On the very day she arrives, the third of a series of murders has just been discovered, and the police are beginning to suspect that a serial killer is on the loose. In fact, Detective Inspector Carlo Arbati is convinced of it: all three victims have had their throats slashed in the same way-and the vocal chords of all three have been severed. What is the connection among the victims? Who is the killer, and what is his motive?

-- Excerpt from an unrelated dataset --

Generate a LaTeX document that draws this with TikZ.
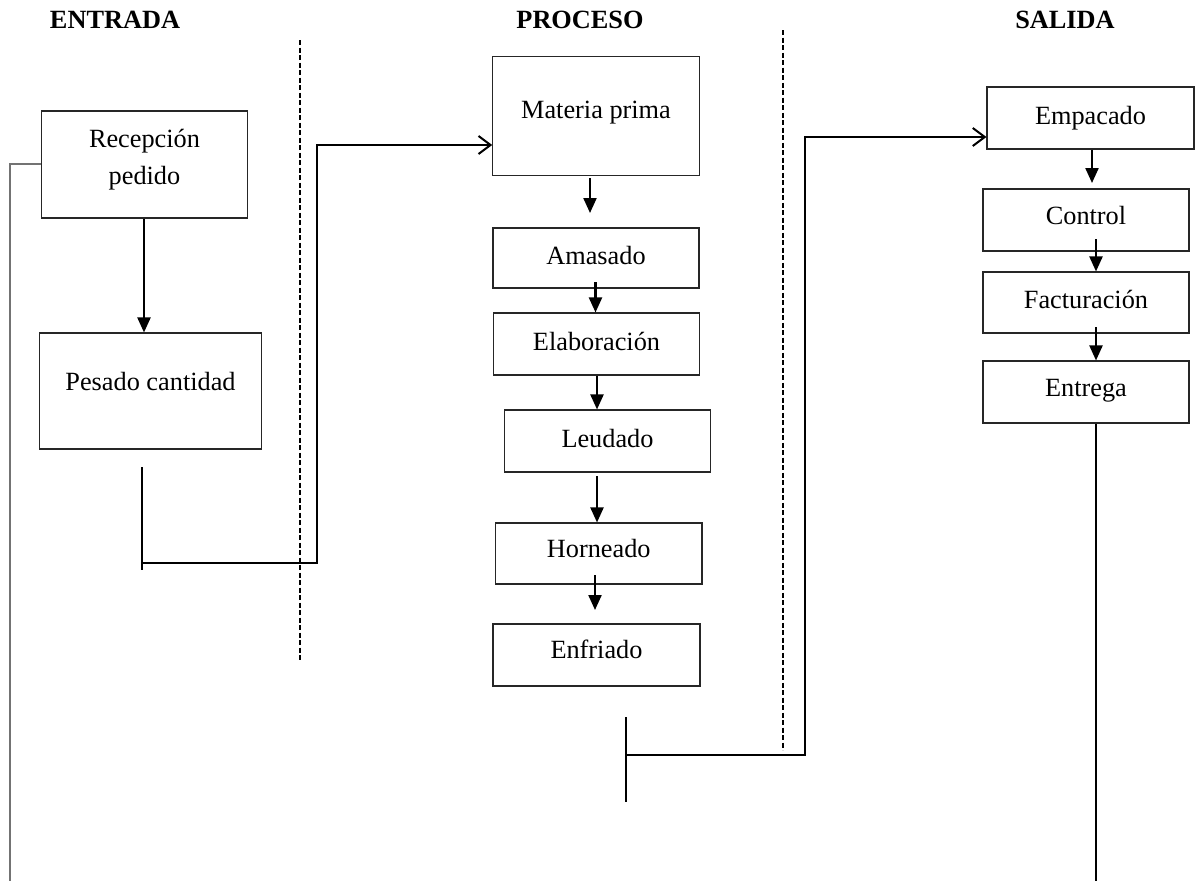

Hill delivers the goods when it comes to many of the expected conventions of crime writing. There's the idiosyncratic detective inspector (this one is a published poet), his reliable but unimaginative partner, the interesting setting, sub-plots to help keep the reader guessing, a cast of intriguing secondary characters-romance even! However, as entertaining as these all are, it is Hill's writing skill and infusion of what some might consider "academic" details (for instance, his use of a Botticelli painting as a recurring symbol of Arbati's fascination with androgyny) that mark this novel as something more than a detective story. As Hill himself has said: "My intention.was to bring together two genres-crime fiction and the `literary' novel. I wanted to unite the pace and suspense of the former with the interest in theme and character typical of the latter.." He has succeeded admirably.